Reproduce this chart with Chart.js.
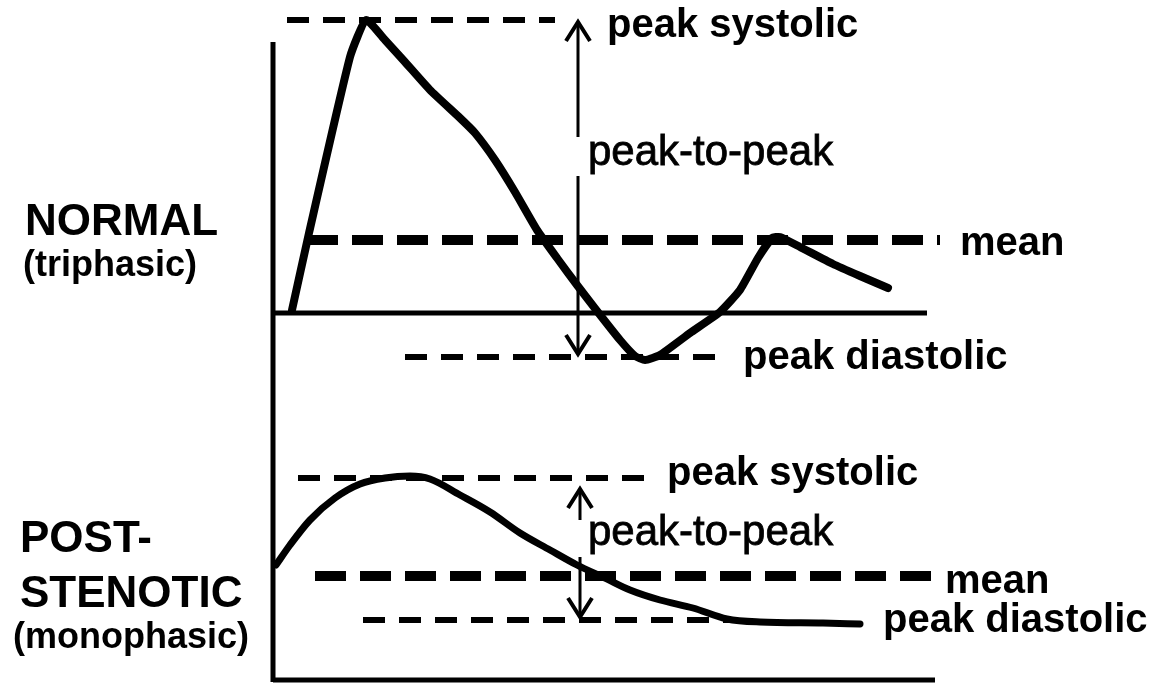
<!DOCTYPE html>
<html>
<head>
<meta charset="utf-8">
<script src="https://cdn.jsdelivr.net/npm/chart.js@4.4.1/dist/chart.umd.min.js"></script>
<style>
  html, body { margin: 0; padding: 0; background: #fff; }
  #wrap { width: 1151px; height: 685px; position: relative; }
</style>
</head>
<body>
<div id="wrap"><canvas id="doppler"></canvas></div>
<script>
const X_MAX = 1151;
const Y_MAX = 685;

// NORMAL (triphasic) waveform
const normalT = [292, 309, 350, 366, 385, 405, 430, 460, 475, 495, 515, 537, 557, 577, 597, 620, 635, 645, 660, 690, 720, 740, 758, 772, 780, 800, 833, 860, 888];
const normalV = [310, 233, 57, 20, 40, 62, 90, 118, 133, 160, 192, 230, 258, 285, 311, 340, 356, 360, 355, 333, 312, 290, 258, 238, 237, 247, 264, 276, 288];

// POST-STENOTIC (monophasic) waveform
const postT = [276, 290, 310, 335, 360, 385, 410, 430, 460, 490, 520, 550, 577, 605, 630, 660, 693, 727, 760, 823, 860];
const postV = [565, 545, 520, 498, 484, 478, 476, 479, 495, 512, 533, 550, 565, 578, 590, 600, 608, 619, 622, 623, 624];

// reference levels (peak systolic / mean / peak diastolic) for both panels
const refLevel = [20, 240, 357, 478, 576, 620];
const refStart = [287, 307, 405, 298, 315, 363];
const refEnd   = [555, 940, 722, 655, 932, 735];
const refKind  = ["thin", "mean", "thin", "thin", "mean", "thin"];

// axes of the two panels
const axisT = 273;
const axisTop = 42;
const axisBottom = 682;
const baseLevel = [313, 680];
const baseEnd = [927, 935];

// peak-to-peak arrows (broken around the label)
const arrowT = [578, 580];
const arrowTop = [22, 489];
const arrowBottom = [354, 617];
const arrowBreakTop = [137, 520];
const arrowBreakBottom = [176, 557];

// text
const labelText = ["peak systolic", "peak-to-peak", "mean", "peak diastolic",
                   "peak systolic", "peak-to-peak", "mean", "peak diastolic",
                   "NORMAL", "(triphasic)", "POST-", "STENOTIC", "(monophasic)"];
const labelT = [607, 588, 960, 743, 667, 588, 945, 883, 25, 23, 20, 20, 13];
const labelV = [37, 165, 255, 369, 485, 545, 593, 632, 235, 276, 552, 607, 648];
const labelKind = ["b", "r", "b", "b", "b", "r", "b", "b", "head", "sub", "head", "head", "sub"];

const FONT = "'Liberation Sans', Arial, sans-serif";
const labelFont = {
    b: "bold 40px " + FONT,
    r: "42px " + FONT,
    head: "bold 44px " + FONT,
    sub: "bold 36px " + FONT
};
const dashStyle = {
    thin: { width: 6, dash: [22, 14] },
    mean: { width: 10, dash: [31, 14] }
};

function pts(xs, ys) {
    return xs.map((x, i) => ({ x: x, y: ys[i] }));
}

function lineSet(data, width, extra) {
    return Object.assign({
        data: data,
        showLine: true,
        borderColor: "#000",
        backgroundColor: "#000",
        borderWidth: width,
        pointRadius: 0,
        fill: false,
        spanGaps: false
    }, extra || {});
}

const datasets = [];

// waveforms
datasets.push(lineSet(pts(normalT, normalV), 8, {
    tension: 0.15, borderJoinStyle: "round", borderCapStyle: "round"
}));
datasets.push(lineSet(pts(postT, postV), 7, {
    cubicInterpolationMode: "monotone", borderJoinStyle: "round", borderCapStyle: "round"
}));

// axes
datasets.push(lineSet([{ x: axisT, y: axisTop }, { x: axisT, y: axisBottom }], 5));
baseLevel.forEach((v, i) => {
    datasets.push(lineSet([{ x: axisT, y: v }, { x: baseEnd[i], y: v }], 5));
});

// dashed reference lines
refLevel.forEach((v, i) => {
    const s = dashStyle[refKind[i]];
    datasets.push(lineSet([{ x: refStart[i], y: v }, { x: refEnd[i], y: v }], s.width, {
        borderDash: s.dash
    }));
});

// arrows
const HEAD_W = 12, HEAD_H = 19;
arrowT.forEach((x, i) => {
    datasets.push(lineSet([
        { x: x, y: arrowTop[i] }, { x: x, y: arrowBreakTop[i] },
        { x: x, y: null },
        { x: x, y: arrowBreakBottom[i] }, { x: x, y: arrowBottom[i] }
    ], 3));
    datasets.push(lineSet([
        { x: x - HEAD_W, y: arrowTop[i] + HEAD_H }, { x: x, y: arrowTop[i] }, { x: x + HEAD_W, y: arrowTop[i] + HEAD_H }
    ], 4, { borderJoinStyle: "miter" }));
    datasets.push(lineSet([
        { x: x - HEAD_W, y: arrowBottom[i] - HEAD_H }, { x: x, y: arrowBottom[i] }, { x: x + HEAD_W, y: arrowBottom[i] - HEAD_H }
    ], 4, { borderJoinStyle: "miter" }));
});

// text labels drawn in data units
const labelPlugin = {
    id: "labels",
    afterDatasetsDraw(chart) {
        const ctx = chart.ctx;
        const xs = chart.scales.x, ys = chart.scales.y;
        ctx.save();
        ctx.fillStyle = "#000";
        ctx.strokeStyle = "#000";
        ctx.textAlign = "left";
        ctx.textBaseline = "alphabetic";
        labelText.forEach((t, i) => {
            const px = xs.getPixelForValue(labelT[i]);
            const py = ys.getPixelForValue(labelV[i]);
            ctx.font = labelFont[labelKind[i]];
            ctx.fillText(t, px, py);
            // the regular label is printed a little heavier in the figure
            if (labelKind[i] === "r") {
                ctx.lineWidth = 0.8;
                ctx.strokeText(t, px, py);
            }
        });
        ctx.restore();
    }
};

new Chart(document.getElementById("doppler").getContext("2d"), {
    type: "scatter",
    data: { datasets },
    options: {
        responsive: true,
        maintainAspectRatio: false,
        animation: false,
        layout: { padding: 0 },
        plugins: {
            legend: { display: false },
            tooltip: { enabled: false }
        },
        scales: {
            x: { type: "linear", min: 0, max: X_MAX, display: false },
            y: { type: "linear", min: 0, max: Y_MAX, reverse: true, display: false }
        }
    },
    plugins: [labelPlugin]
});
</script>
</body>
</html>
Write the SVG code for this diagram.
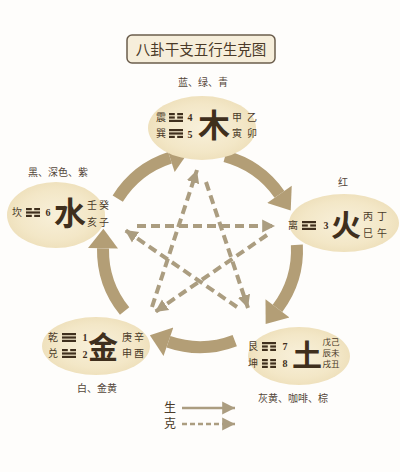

+++

> **The problem**
Each record above must be returned exactly as written, with its pictures omitted.

> **Task answer**
Reproduce this chart with Chart.js.
<!DOCTYPE html>
<html>
<head>
<meta charset="utf-8">
<script src="https://cdn.jsdelivr.net/npm/chart.js@4.4.1/dist/chart.umd.min.js"></script>
<style>
  html, body { margin: 0; padding: 0; background: #fff; }
  #wrap { width: 1151px; height: 685px; position: relative; }
</style>
</head>
<body>
<div id="wrap"><canvas id="doppler"></canvas></div>
<script>
const X_MAX = 1151;
const Y_MAX = 685;

// NORMAL (triphasic) waveform
const normalT = [292, 309, 350, 366, 385, 405, 430, 460, 475, 495, 515, 537, 557, 577, 597, 620, 635, 645, 660, 690, 720, 740, 758, 772, 780, 800, 833, 860, 888];
const normalV = [310, 233, 57, 20, 40, 62, 90, 118, 133, 160, 192, 230, 258, 285, 311, 340, 356, 360, 355, 333, 312, 290, 258, 238, 237, 247, 264, 276, 288];

// POST-STENOTIC (monophasic) waveform
const postT = [276, 290, 310, 335, 360, 385, 410, 430, 460, 490, 520, 550, 577, 605, 630, 660, 693, 727, 760, 823, 860];
const postV = [565, 545, 520, 498, 484, 478, 476, 479, 495, 512, 533, 550, 565, 578, 590, 600, 608, 619, 622, 623, 624];

// reference levels (peak systolic / mean / peak diastolic) for both panels
const refLevel = [20, 240, 357, 478, 576, 620];
const refStart = [287, 307, 405, 298, 315, 363];
const refEnd   = [555, 940, 722, 655, 932, 735];
const refKind  = ["thin", "mean", "thin", "thin", "mean", "thin"];

// axes of the two panels
const axisT = 273;
const axisTop = 42;
const axisBottom = 682;
const baseLevel = [313, 680];
const baseEnd = [927, 935];

// peak-to-peak arrows (broken around the label)
const arrowT = [578, 580];
const arrowTop = [22, 489];
const arrowBottom = [354, 617];
const arrowBreakTop = [137, 520];
const arrowBreakBottom = [176, 557];

// text
const labelText = ["peak systolic", "peak-to-peak", "mean", "peak diastolic",
                   "peak systolic", "peak-to-peak", "mean", "peak diastolic",
                   "NORMAL", "(triphasic)", "POST-", "STENOTIC", "(monophasic)"];
const labelT = [607, 588, 960, 743, 667, 588, 945, 883, 25, 23, 20, 20, 13];
const labelV = [37, 165, 255, 369, 485, 545, 593, 632, 235, 276, 552, 607, 648];
const labelKind = ["b", "r", "b", "b", "b", "r", "b", "b", "head", "sub", "head", "head", "sub"];

const FONT = "'Liberation Sans', Arial, sans-serif";
const labelFont = {
    b: "bold 40px " + FONT,
    r: "42px " + FONT,
    head: "bold 44px " + FONT,
    sub: "bold 36px " + FONT
};
const dashStyle = {
    thin: { width: 6, dash: [22, 14] },
    mean: { width: 10, dash: [31, 14] }
};

function pts(xs, ys) {
    return xs.map((x, i) => ({ x: x, y: ys[i] }));
}

function lineSet(data, width, extra) {
    return Object.assign({
        data: data,
        showLine: true,
        borderColor: "#000",
        backgroundColor: "#000",
        borderWidth: width,
        pointRadius: 0,
        fill: false,
        spanGaps: false
    }, extra || {});
}

const datasets = [];

// waveforms
datasets.push(lineSet(pts(normalT, normalV), 8, {
    tension: 0.15, borderJoinStyle: "round", borderCapStyle: "round"
}));
datasets.push(lineSet(pts(postT, postV), 7, {
    cubicInterpolationMode: "monotone", borderJoinStyle: "round", borderCapStyle: "round"
}));

// axes
datasets.push(lineSet([{ x: axisT, y: axisTop }, { x: axisT, y: axisBottom }], 5));
baseLevel.forEach((v, i) => {
    datasets.push(lineSet([{ x: axisT, y: v }, { x: baseEnd[i], y: v }], 5));
});

// dashed reference lines
refLevel.forEach((v, i) => {
    const s = dashStyle[refKind[i]];
    datasets.push(lineSet([{ x: refStart[i], y: v }, { x: refEnd[i], y: v }], s.width, {
        borderDash: s.dash
    }));
});

// arrows
const HEAD_W = 12, HEAD_H = 19;
arrowT.forEach((x, i) => {
    datasets.push(lineSet([
        { x: x, y: arrowTop[i] }, { x: x, y: arrowBreakTop[i] },
        { x: x, y: null },
        { x: x, y: arrowBreakBottom[i] }, { x: x, y: arrowBottom[i] }
    ], 3));
    datasets.push(lineSet([
        { x: x - HEAD_W, y: arrowTop[i] + HEAD_H }, { x: x, y: arrowTop[i] }, { x: x + HEAD_W, y: arrowTop[i] + HEAD_H }
    ], 4, { borderJoinStyle: "miter" }));
    datasets.push(lineSet([
        { x: x - HEAD_W, y: arrowBottom[i] - HEAD_H }, { x: x, y: arrowBottom[i] }, { x: x + HEAD_W, y: arrowBottom[i] - HEAD_H }
    ], 4, { borderJoinStyle: "miter" }));
});

// text labels drawn in data units
const labelPlugin = {
    id: "labels",
    afterDatasetsDraw(chart) {
        const ctx = chart.ctx;
        const xs = chart.scales.x, ys = chart.scales.y;
        ctx.save();
        ctx.fillStyle = "#000";
        ctx.strokeStyle = "#000";
        ctx.textAlign = "left";
        ctx.textBaseline = "alphabetic";
        labelText.forEach((t, i) => {
            const px = xs.getPixelForValue(labelT[i]);
            const py = ys.getPixelForValue(labelV[i]);
            ctx.font = labelFont[labelKind[i]];
            ctx.fillText(t, px, py);
            // the regular label is printed a little heavier in the figure
            if (labelKind[i] === "r") {
                ctx.lineWidth = 0.8;
                ctx.strokeText(t, px, py);
            }
        });
        ctx.restore();
    }
};

new Chart(document.getElementById("doppler").getContext("2d"), {
    type: "scatter",
    data: { datasets },
    options: {
        responsive: true,
        maintainAspectRatio: false,
        animation: false,
        layout: { padding: 0 },
        plugins: {
            legend: { display: false },
            tooltip: { enabled: false }
        },
        scales: {
            x: { type: "linear", min: 0, max: X_MAX, display: false },
            y: { type: "linear", min: 0, max: Y_MAX, reverse: true, display: false }
        }
    },
    plugins: [labelPlugin]
});
</script>
</body>
</html>
Write the SVG code for this diagram.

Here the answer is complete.